In Moscow, knowing that the situation was well under the control of the highly vigilant Sverdlov, Lenin left the city by chauffeur-driven car with his wife and sister to enjoy 24 hours of rest and relaxation at his official dacha 15 miles away at Kuntsevo. Why else would the Bolshevik
leader, a man who liked to be in total control at all times, leave town at this critical moment if the Romanovs’ fate had not now finally been decided at the centre?

 

13
‘Ordinary People Like Us’

 

MONDAY 15 JULY 1918

 

 

A
rriving at the Ipatiev House at 7 a.m. on 15 July with their daily delivery of milk, the nuns from the Novo-Tikhvinsky Convent had received a special request from Commandant Yurovsky. The next morning he wanted them to be sure to bring plenty of eggs – 50 at least, in a basket – and a quart of milk. Oh yes, and there was a written request from one of the Grand Duchesses too – for some sewing thread. As he thrust the note at them, Yurovsky hurried on. The eggs would be food for hungry men out in the forest, if all went according to plan.

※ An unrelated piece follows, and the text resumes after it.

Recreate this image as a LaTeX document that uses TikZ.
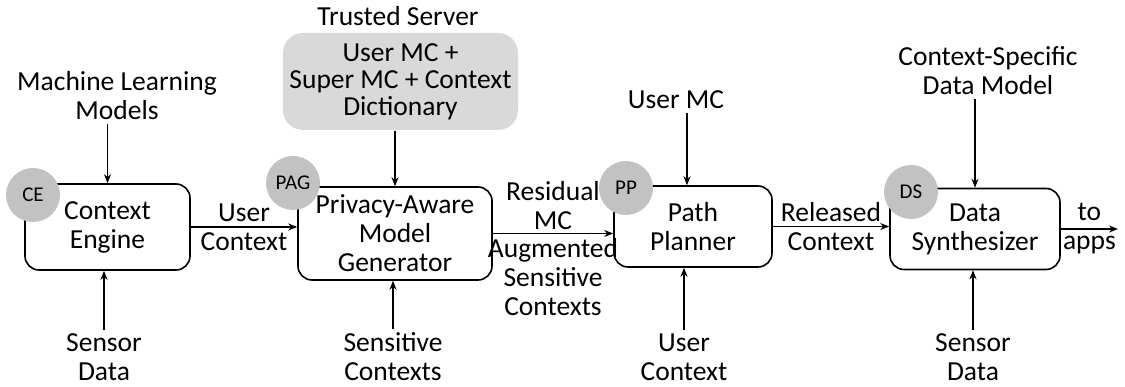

Yakov Yurovsky was a busy man with murder on his mind; early that morning he had been out yet again to the Koptyaki Forest with Petr Ermakov, to discuss plans for the destruction and burial of the Romanovs’ bodies after they had killed them; there would be another meeting that night at the Amerikanskaya to finalise arrangements. Petr Ermakov might look the archetypal handsome revolutionary, with his shoulder-length black hair, his aquiline nose and his sensual mouth, but he had a track record of criminality and violence as a classic Bolshevik hooligan. As a young activist, thug and thief on behalf of the party, he had been arrested and imprisoned three times by the tsarist police and was sent into Siberian exile when he offended a fourth time. He was filled with a seething hatred for autocracy which regularly boiled over into violent rages. The tsars had kept him in prison for nine of his 34 years and he wanted his revenge. Ermakov saw himself as a hard man: he’d seen a lot of people killed and killed a lot himself, he later recalled, including that summer when, as an agent for the local Cheka, he’d been involved in rounding up counter-revolutionaries in the Ekaterinburg area. He was a ruthless killer who went by the nickname of ‘Comrade Mauser’, but nevertheless he regarded himself as a ‘softie’ compared to Yurovsky.